- WRITTEN REQUEST -
Using the material below, print a verbatim copy of every line from the one containing "Emit a Python" through the one containing "import plotly.graph_objects as go", inclusive, and omit the pictures.

━━━━━━━━━━━━━━━━

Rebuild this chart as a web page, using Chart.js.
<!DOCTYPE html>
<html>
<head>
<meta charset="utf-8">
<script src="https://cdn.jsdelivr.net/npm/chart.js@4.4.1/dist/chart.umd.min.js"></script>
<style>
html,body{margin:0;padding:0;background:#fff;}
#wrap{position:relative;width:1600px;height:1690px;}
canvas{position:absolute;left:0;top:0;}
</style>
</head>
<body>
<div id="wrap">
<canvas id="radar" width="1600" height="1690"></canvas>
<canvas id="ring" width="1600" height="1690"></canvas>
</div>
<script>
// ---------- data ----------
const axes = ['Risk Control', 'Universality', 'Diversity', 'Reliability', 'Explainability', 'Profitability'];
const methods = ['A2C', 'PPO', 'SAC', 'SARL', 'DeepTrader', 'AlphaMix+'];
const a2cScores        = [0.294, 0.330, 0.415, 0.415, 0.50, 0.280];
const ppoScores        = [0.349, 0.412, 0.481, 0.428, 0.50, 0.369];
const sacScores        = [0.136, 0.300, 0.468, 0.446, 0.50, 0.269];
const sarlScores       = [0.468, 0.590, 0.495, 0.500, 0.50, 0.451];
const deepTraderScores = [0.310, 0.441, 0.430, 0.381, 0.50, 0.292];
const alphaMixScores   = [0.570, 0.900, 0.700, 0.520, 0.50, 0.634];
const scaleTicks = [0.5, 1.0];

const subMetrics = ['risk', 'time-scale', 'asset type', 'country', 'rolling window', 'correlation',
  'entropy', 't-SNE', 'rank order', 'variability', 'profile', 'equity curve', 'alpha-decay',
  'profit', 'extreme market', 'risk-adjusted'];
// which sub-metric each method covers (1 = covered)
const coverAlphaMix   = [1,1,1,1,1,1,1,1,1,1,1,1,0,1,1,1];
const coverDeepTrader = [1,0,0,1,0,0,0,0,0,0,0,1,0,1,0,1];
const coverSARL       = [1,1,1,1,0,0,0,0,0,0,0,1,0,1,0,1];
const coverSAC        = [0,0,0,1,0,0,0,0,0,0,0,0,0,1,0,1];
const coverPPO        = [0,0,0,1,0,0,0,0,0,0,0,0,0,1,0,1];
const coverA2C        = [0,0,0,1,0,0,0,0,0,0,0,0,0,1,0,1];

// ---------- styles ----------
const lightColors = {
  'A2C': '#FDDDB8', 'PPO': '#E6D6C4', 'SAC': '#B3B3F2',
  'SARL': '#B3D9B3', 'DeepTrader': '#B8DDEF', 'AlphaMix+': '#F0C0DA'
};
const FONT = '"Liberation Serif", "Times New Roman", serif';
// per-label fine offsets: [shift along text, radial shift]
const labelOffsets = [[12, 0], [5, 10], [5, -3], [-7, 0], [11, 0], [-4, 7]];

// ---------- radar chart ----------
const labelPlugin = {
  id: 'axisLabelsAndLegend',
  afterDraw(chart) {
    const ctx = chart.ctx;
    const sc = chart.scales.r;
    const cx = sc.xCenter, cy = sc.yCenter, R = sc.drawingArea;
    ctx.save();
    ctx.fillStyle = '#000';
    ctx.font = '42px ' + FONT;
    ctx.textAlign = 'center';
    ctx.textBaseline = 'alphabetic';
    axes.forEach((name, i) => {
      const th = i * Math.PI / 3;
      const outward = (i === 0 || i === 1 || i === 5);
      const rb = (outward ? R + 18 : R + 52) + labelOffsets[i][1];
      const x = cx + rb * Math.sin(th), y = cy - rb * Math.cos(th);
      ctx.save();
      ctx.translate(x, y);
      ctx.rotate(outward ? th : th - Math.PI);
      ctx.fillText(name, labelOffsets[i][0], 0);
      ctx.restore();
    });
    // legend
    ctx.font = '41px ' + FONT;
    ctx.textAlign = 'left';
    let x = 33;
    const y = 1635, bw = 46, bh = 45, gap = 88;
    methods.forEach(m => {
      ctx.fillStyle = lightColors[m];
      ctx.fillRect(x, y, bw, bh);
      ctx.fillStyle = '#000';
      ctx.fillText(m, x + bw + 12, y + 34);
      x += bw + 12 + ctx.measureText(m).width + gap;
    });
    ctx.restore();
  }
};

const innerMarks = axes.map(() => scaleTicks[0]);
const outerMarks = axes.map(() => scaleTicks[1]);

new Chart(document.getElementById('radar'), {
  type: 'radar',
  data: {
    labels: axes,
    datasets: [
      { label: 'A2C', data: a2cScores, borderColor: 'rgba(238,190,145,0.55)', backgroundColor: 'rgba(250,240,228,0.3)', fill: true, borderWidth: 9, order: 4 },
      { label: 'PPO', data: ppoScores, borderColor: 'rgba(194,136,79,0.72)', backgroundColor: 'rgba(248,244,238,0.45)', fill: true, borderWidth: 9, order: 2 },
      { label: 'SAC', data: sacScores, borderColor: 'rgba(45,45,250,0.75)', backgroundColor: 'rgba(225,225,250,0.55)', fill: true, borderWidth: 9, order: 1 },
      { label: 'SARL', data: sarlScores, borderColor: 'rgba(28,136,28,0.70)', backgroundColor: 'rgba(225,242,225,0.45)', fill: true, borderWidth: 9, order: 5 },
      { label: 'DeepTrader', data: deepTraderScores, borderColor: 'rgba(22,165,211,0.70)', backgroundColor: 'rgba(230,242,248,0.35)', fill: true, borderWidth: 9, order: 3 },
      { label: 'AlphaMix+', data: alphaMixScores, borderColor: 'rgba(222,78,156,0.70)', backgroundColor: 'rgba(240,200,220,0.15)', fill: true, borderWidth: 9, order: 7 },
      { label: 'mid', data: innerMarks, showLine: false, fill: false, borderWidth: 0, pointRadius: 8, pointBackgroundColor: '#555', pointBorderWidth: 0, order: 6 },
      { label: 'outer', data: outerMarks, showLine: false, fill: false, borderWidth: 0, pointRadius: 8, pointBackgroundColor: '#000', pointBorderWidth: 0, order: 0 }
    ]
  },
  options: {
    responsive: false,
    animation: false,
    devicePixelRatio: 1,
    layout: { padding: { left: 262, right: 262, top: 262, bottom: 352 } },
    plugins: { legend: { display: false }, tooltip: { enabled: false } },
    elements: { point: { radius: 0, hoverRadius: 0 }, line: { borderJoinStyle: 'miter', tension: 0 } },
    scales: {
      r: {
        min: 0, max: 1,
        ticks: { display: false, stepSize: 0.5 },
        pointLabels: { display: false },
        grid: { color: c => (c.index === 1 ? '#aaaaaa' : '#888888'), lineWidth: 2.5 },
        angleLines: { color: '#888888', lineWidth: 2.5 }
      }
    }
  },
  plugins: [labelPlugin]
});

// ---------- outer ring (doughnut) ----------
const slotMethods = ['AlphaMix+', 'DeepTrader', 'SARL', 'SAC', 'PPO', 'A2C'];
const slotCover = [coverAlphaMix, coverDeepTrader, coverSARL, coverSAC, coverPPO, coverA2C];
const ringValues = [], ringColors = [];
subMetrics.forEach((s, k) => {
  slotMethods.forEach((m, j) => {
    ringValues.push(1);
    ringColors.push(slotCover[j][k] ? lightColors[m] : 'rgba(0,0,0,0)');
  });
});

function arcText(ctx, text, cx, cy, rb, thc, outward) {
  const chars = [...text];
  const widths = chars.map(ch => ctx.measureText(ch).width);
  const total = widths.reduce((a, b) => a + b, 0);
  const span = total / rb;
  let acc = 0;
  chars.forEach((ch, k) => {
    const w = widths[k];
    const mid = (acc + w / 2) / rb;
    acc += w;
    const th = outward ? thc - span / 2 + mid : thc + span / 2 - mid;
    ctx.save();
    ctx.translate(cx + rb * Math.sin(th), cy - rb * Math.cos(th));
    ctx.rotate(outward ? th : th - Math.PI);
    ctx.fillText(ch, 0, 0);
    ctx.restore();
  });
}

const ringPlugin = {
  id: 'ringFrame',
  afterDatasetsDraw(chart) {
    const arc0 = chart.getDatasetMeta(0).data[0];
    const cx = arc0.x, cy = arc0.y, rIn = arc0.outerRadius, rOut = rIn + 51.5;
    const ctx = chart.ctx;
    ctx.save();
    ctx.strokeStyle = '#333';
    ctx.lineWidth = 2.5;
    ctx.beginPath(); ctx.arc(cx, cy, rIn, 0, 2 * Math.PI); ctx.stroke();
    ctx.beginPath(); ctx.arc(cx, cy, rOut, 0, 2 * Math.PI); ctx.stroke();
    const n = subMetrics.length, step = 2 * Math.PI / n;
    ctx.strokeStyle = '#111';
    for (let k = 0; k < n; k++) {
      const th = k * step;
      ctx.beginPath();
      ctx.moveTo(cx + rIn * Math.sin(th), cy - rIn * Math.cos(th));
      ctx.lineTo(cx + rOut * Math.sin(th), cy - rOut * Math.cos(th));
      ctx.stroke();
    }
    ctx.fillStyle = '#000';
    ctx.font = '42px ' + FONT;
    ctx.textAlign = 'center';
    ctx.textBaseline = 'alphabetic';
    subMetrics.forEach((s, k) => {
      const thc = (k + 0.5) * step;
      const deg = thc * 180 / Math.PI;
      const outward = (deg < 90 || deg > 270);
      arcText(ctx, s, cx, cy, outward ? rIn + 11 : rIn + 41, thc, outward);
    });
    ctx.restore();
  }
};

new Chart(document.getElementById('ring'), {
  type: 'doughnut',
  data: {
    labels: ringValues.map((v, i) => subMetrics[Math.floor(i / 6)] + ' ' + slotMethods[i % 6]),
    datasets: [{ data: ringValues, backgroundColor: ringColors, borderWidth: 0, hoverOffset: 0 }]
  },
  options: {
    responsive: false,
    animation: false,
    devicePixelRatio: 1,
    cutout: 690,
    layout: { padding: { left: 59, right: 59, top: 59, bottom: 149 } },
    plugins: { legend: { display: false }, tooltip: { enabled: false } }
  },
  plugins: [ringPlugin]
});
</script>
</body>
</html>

━━━━━━━━━━━━━━━━

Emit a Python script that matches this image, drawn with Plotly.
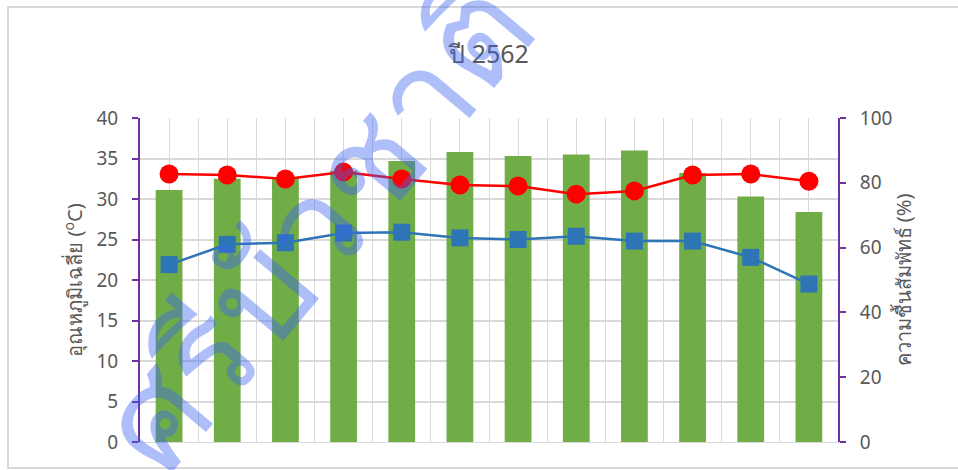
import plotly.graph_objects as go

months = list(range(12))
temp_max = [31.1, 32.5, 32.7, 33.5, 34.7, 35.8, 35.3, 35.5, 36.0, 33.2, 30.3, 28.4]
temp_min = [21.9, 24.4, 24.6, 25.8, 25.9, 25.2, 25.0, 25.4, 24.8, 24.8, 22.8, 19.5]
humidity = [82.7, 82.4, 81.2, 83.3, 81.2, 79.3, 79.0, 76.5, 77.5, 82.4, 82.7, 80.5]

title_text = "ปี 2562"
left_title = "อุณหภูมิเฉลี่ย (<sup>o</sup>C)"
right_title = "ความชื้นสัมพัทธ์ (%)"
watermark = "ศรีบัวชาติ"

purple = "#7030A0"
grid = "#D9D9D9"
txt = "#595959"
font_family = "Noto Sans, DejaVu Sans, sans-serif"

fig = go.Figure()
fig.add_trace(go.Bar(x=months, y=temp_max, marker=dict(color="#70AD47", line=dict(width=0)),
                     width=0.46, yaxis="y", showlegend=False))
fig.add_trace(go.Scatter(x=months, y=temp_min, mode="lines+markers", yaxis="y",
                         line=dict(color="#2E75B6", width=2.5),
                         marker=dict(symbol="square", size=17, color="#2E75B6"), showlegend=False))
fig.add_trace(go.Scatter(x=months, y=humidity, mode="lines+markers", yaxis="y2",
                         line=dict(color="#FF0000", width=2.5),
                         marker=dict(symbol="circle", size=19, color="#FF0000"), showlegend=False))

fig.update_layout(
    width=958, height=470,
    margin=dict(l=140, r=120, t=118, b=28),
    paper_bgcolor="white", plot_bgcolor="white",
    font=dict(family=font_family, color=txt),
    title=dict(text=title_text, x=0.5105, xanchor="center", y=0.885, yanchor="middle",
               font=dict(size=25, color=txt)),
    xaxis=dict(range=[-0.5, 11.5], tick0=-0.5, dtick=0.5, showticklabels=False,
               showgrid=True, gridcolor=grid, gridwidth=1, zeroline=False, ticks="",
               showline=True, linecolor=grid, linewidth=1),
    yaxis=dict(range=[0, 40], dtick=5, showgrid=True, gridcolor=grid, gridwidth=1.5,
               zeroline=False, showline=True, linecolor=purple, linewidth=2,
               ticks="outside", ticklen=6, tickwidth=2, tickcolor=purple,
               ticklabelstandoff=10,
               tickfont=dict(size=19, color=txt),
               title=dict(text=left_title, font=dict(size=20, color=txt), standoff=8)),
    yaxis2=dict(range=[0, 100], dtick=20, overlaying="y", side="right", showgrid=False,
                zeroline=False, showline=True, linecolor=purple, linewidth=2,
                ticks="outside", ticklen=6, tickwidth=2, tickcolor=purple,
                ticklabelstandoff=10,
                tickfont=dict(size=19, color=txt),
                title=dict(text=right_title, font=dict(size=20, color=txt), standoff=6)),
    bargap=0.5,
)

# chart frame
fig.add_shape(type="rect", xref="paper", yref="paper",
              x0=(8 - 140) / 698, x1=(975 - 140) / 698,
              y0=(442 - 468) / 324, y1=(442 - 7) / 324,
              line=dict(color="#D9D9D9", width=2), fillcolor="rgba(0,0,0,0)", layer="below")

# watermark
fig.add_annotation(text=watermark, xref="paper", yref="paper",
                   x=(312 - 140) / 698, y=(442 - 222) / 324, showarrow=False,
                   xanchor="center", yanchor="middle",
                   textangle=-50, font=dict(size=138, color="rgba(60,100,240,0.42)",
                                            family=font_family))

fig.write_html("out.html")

━━━━━━━━━━━━━━━━

- WRITTEN REPLY -
Emit a Python script that matches this image, drawn with Plotly.
import plotly.graph_objects as go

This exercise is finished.